• _Exercise requirements_: In the material below, please retype the lines from the very first through the one with "import * as", exactly and without pictures.

# # # # #

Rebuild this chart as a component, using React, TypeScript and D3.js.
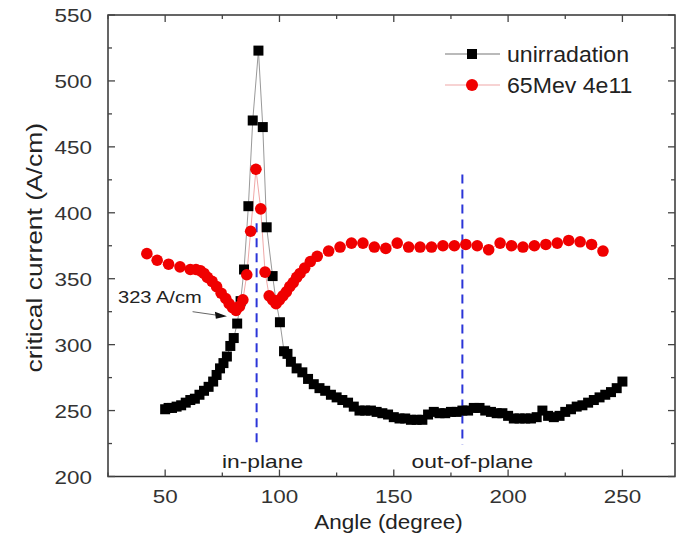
import React, { useEffect, useRef } from "react";
import * as d3 from "d3";

// unirradiated sample (black squares)
const blackAngles = [50, 51.5, 53, 55, 57, 59, 61, 63, 65, 67, 69, 71, 72.5, 74, 75.5, 77, 78.5, 80, 81.5, 83, 84.5, 86.4, 88.3, 90.8, 92.7, 94.4, 97, 98.5, 100.2, 102, 103.5, 105, 107.5, 110, 112.5, 115, 117.5, 120, 122.5, 125, 127.5, 130, 132.5, 135, 137.5, 140, 142.5, 145, 147.5, 150, 152.5, 155, 157.5, 160, 162.5, 165, 167.5, 170, 172.5, 175, 177.5, 180, 182.5, 185, 187.5, 190, 192.5, 195, 197.5, 200, 202.5, 205, 207.5, 210, 212.5, 215, 217.5, 220, 222.5, 225, 227.5, 230, 232.5, 235, 237.5, 240, 242.5, 245, 247.5, 250];
const blackValues = [251, 252, 252, 253, 254, 256, 258, 259, 262, 265, 268, 272, 277, 282, 286, 291, 299, 305, 316, 333, 357, 405, 470, 523, 465, 389, 352, 333, 317, 295, 293, 287, 282, 279, 274, 270, 267, 265, 262, 260, 258, 256, 253, 250, 250, 250, 249, 248, 247, 245, 244, 244, 243, 243, 243, 247, 249, 248, 248, 249, 249, 250, 250, 252, 252, 250, 249, 248, 248, 246, 244, 244, 244, 244, 245, 250, 246, 245, 246, 249, 251, 253, 254, 256, 258, 260, 262, 264, 267, 272];

// 65 MeV 4e11 irradiated sample (red circles)
const redAngles = [42, 46.5, 51.5, 56.5, 61, 63.5, 65.5, 67, 68.5, 70.5, 72.5, 74.5, 76.5, 78, 79.5, 81, 82.5, 84, 85.7, 87.4, 89.7, 91.8, 93.7, 95.5, 97, 98.5, 100, 101.5, 103, 104.5, 106, 107.5, 109, 111, 113.5, 116.5, 121.5, 126.5, 131.5, 136.5, 141.5, 146.5, 151.5, 156.5, 161.5, 166.5, 171.5, 176.5, 181.5, 186.5, 191.5, 196.5, 201.5, 206.5, 211.5, 216.5, 221.5, 226.5, 231.5, 236.5, 241.5];
const redValues = [369, 364, 361, 359, 357, 357, 356, 354, 351, 348, 344, 339, 335, 331, 328, 326, 329, 334, 353, 386, 433, 403, 355, 337, 334, 331, 334, 337, 340, 344, 347, 351, 354, 358, 363, 367, 371, 374, 377, 377, 374, 373, 377, 374, 374, 374, 375, 375, 376, 375, 372, 377, 375, 374, 375, 376, 377, 379, 378, 376, 371];

const seriesNames = ["unirradation", "65Mev 4e11"];
const xTicks = [50, 100, 150, 200, 250];
const yTicks = [200, 250, 300, 350, 400, 450, 500, 550];
const xDomain = [25, 273];
const yDomain = [200, 550];

// reference lines: angle, top value, bottom value, label
const refAngles = [90, 180];
const refTops = [392, 429];
const refBottoms = [224, 224];
const refLabels = ["in-plane", "out-of-plane"];

const annotText = "323 A/cm";

const FONT = "'Liberation Sans', Arial, sans-serif";

function stretch(sel: any, k: number) {
  const node = sel.node() as SVGTextElement;
  const w = node.getComputedTextLength();
  sel.attr("textLength", w * k).attr("lengthAdjust", "spacingAndGlyphs");
}

export default function App() {
  const ref = useRef<SVGSVGElement>(null);
  useEffect(() => {
    const svg = d3.select(ref.current);
    svg.selectAll("*").remove();
    const L = 108, R = 675, T = 15, B = 476.5;
    const x = d3.scaleLinear().domain(xDomain).range([L, R]);
    const y = d3.scaleLinear().domain(yDomain).range([B, T]);

    svg.append("rect").attr("x", L).attr("y", T).attr("width", R - L).attr("height", B - T)
      .attr("fill", "none").attr("stroke", "#333").attr("stroke-width", 1.5);

    const tickCol = "#444";
    d3.range(25, 275, 25).forEach((v) => {
      const len = v % 50 === 0 ? 7 : 4;
      svg.append("line").attr("x1", x(v)).attr("x2", x(v)).attr("y1", B).attr("y2", B - len).attr("stroke", tickCol).attr("stroke-width", 1.3);
      svg.append("line").attr("x1", x(v)).attr("x2", x(v)).attr("y1", T).attr("y2", T + len).attr("stroke", tickCol).attr("stroke-width", 1.3);
    });
    d3.range(200, 551, 25).forEach((v) => {
      const len = v % 50 === 0 ? 7 : 4;
      svg.append("line").attr("y1", y(v)).attr("y2", y(v)).attr("x1", L).attr("x2", L + len).attr("stroke", tickCol).attr("stroke-width", 1.3);
      svg.append("line").attr("y1", y(v)).attr("y2", y(v)).attr("x1", R).attr("x2", R - len).attr("stroke", tickCol).attr("stroke-width", 1.3);
    });

    xTicks.forEach((d) => {
      const t = svg.append("text").attr("x", x(d)).attr("y", B + 26).attr("text-anchor", "middle")
        .attr("font-family", FONT).attr("font-size", 19).attr("fill", "#333").text(d);
      stretch(t, 1.18);
    });
    yTicks.forEach((d) => {
      const t = svg.append("text").attr("x", L - 16).attr("y", y(d) + 7).attr("text-anchor", "end")
        .attr("font-family", FONT).attr("font-size", 19).attr("fill", "#333").text(d);
      stretch(t, 1.18);
    });

    const xt = svg.append("text").attr("x", (L + R) / 2 - 3).attr("y", 529).attr("text-anchor", "middle")
      .attr("font-family", FONT).attr("font-size", 21).attr("fill", "#222").text("Angle (degree)");
    stretch(xt, 1.07);
    const yt = svg.append("text").attr("transform", `translate(42,${(T + B) / 2 + 2}) rotate(-90)`).attr("text-anchor", "middle")
      .attr("font-family", FONT).attr("font-size", 22).attr("fill", "#222").text("critical current (A/cm)");
    stretch(yt, 1.2);

    refAngles.forEach((a, i) => {
      svg.append("line").attr("x1", x(a)).attr("x2", x(a)).attr("y1", y(refTops[i])).attr("y2", y(refBottoms[i]))
        .attr("stroke", "#2b35d8").attr("stroke-width", 2).attr("stroke-dasharray", "9,6");
      const t = svg.append("text").attr("x", x(a) + (i === 0 ? 6 : 10)).attr("y", y(refBottoms[i]) + 23).attr("text-anchor", "middle")
        .attr("font-family", FONT).attr("font-size", 19).attr("fill", "#222").text(refLabels[i]);
      stretch(t, 1.2);
    });

    const line = d3.line<[number, number]>().x((d) => x(d[0])).y((d) => y(d[1]));
    const bData: [number, number][] = blackAngles.map((a, i) => [a, blackValues[i]]);
    const rData: [number, number][] = redAngles.map((a, i) => [a, redValues[i]]);

    svg.append("path").attr("d", line(bData)).attr("fill", "none").attr("stroke", "#999").attr("stroke-width", 1);
    svg.append("path").attr("d", line(rData)).attr("fill", "none").attr("stroke", "#f0a8a8").attr("stroke-width", 1);

    const sq = 10;
    svg.selectAll(".bs").data(bData).enter().append("rect")
      .attr("x", (d) => x(d[0]) - sq / 2).attr("y", (d) => y(d[1]) - sq / 2)
      .attr("width", sq).attr("height", sq).attr("fill", "#000");
    svg.selectAll(".rc").data(rData).enter().append("circle")
      .attr("cx", (d) => x(d[0])).attr("cy", (d) => y(d[1])).attr("r", 5.8).attr("fill", "#f00000");

    const at = svg.append("text").attr("x", x(29.4)).attr("y", y(331.5)).attr("font-family", FONT).attr("font-size", 17)
      .attr("fill", "#222").text(annotText);
    stretch(at, 1.18);
    const ax1 = x(62), ay1 = y(325), ax2 = x(77), ay2 = y(321.5);
    svg.append("line").attr("x1", ax1).attr("y1", ay1).attr("x2", ax2 - 8).attr("y2", ay2 - 0.8).attr("stroke", "#666").attr("stroke-width", 1);
    svg.append("path").attr("d", `M${ax2},${ay2} L${ax2 - 12},${ay2 - 4.5} L${ax2 - 11},${ay2 + 2.5} Z`).attr("fill", "#111");

    const lgX = 445, lgY = [54, 85];
    seriesNames.forEach((n, i) => {
      svg.append("line").attr("x1", lgX).attr("x2", lgX + 55).attr("y1", lgY[i]).attr("y2", lgY[i])
        .attr("stroke", i === 0 ? "#777" : "#f0a8a8").attr("stroke-width", 1.2);
      if (i === 0) {
        svg.append("rect").attr("x", lgX + 27 - 5).attr("y", lgY[i] - 5).attr("width", 10).attr("height", 10).attr("fill", "#000");
      } else {
        svg.append("circle").attr("cx", lgX + 27).attr("cy", lgY[i]).attr("r", 6).attr("fill", "#f00000");
      }
      const t = svg.append("text").attr("x", 507).attr("y", lgY[i] + 8).attr("font-family", FONT).attr("font-size", 22)
        .attr("fill", "#222").text(n);
      stretch(t, 1.05);
    });
  }, []);
  return (
    <svg ref={ref} width={680} height={540} style={{ position: "absolute", left: 0, top: 0, background: "#fff" }} />
  );
}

# # # # #

• _Task result_:
Rebuild this chart as a component, using React, TypeScript and D3.js.
import React, { useEffect, useRef } from "react";
import * as d3 from "d3";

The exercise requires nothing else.